4.2. De rechtbank stelt voorop dat het wrakingsverzoek van 8 april 2010 kennelijk betrekking heeft op onder meer de door mr. [X] genomen beslissing van 12 juni 2009 op het verzoek tot opheffing of schorsing van de voorlopige hechtenis van verzoeksters zoon. Tegen die beslissing staat echter het middel van wraking niet open. Het middel van wraking is immers niet bedoeld om te ageren tegen onjuist geachte uitspraken. Daartegen staat uitsluitend - binnen de grenzen van de wet - het rechtsmiddel van hoger beroep open. Bovendien is het wrakingsverzoek van 8 april 2010 niet gedaan zodra de feiten of omstandigheden aan verzoekster bekend zijn geworden, zoals is bepaald in artikel 513 Sv.

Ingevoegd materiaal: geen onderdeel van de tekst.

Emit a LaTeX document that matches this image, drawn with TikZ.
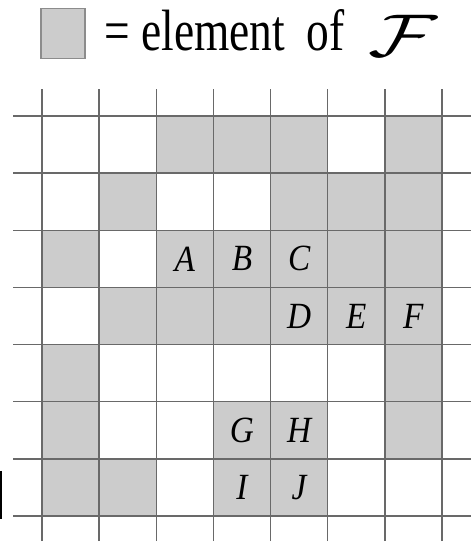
\RequirePackage{fix-cm}
\documentclass[tikz,border=0pt]{standalone}
\usepackage{fontspec}
\setmainfont{Liberation Serif}
\newfontfamily\keyfont[FakeStretch=0.78]{Liberation Serif}
\newfontfamily\tagfont[FakeStretch=0.9]{Liberation Serif}
\usetikzlibrary{positioning}

\definecolor{cellgray}{RGB}{204,204,204}
\definecolor{linegray}{RGB}{105,105,105}
\definecolor{keyedge}{RGB}{140,140,140}

\begin{document}
\begin{tikzpicture}[
    gridline/.style={draw=linegray, line width=0.75pt},
    member/.style={fill=cellgray},
    tag/.style={inner sep=0pt, font=\fontsize{18.4}{20}\tagfont\itshape},
    keybox/.style={rectangle, fill=cellgray, draw=keyedge, line width=0.6pt, minimum width=0.77cm, minimum height=0.875cm, inner sep=0pt},
    keytext/.style={inner sep=0pt, anchor=base west, font=\fontsize{29}{34}\keyfont}
]
\useasboundingbox (-0.735,-7.473) rectangle (7.578,2.03);

% Legend
\node[keybox] (key) at (0.368,1.45) {};
\node[keytext] (keylabel) at (1.085,1.155) {= element\hspace{5pt} of\hspace{12pt}\raisebox{-3pt}{\scalebox{1.4}[1]{\fontsize{30}{34}\selectfont$\mathcal{F}$}}};

% Elements of F, row by row
\fill[member] (2,0) rectangle (5,-1) (6,0) rectangle (7,-1);
\fill[member] (1,-1) rectangle (2,-2) (4,-1) rectangle (7,-2);
\fill[member] (0,-2) rectangle (1,-3) (2,-2) rectangle (7,-3);
\fill[member] (1,-3) rectangle (7,-4);
\fill[member] (0,-4) rectangle (1,-5) (6,-4) rectangle (7,-5);
\fill[member] (0,-5) rectangle (1,-6) (3,-5) rectangle (5,-6) (6,-5) rectangle (7,-6);
\fill[member] (0,-6) rectangle (2,-7) (3,-6) rectangle (5,-7);

% Grid
\draw[gridline] (-0.5,-7.44) grid (7.5,0.47);

% Cell labels
\node[tag] (A) at (2.5,-2.5) {A};
\node[tag] (B) at (3.5,-2.5) {B};
\node[tag] (C) at (4.5,-2.5) {C};
\node[tag] (D) at (4.5,-3.5) {D};
\node[tag] (E) at (5.5,-3.5) {E};
\node[tag] (F) at (6.5,-3.5) {F};
\node[tag] (G) at (3.5,-5.5) {G};
\node[tag] (H) at (4.5,-5.5) {H};
\node[tag] (I) at (3.5,-6.5) {I};
\node[tag] (J) at (4.5,-6.5) {J};

% Edge mark on the left
\draw[line width=1pt] (-0.717,-6.21) -- (-0.717,-7.05);

\end{tikzpicture}
\end{document}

4.3. Voorzover het wrakingsverzoek ziet op de door verzoekster bij het gerechtsbestuur ingediende klacht over de gang van zaken tijdens de voorgeleiding, stelt de rechtbank vast dat de klachtenprocedure is gevolgd en dat bij brief van 5 augustus 2009 het gerechtsbestuur de klachten van verzoekster ongegrond heeft bevonden en de klacht over de beslissing van mr. [X] niet-ontvankelijk heeft verklaard.
4.4. Voor zover de klacht van 18 juni 2009 tevens was bedoeld als een wrakingsverzoek overweegt de rechtbank het volgende.
Bij de beoordeling van een beroep op het ontbreken van onpartijdigheid van de rechter in de zin van artikel 512 Sv en artikel 6 EVRM dient voorop te staan dat een rechter uit hoofde van zijn/haar aanstelling moet worden vermoed onpartijdig te zijn, tenzij zich uitzonderlijke omstandigheden voordoen die een zwaarwegende aanwijzing opleveren voor het oordeel dat een rechter jegens een procespartij een vooringenomenheid koestert, althans dat de bij die procespartij bestaande vrees dienaangaande objectief gerechtvaardigd is.
4.5. Uit de aanwezige stukken zijn onvoldoende feiten of omstandigheden gesteld dan wel gebleken op grond waarvan kan worden geoordeeld dat mr. [X] blijk zou hebben gegeven van enige persoonlijke vooringenomenheid jegens verzoekster. Evenmin is gebleken dat mr. [X] uitlatingen heeft gedaan die grond geven te oordelen dat het
mr. [X] aan onpartijdigheid heeft ontbroken.
4.6. Tot slot merkt de rechtbank op dat wraking evenmin kan zien op de kinderrechters van de rechtbank Utrecht in hun algemeenheid die deel uit maken van het rechterlijke systeem.
4.7. Het voorgaande leidt tot de slotsom dat het wrakingsverzoek wordt afgewezen.
De beslissing
De rechtbank:
4.1 wijst het verzoek af;
4.2 draagt de griffier op een afschrift van deze beslissing toe te zenden aan verzoekster,
mr. [X], de sectorvoorzitter van de sector handels en familierecht van deze rechtbank en de president van deze rechtbank.
Deze beslissing is gegeven door mr. J. Sap, voorzitter, mr. P. Bender en mr. R.C. Stijnen, leden van de wrakingskamer, en in het openbaar uitgesproken op 28 april 2010, in het bijzijn van de griffier mr. M.S.D. de Weerd.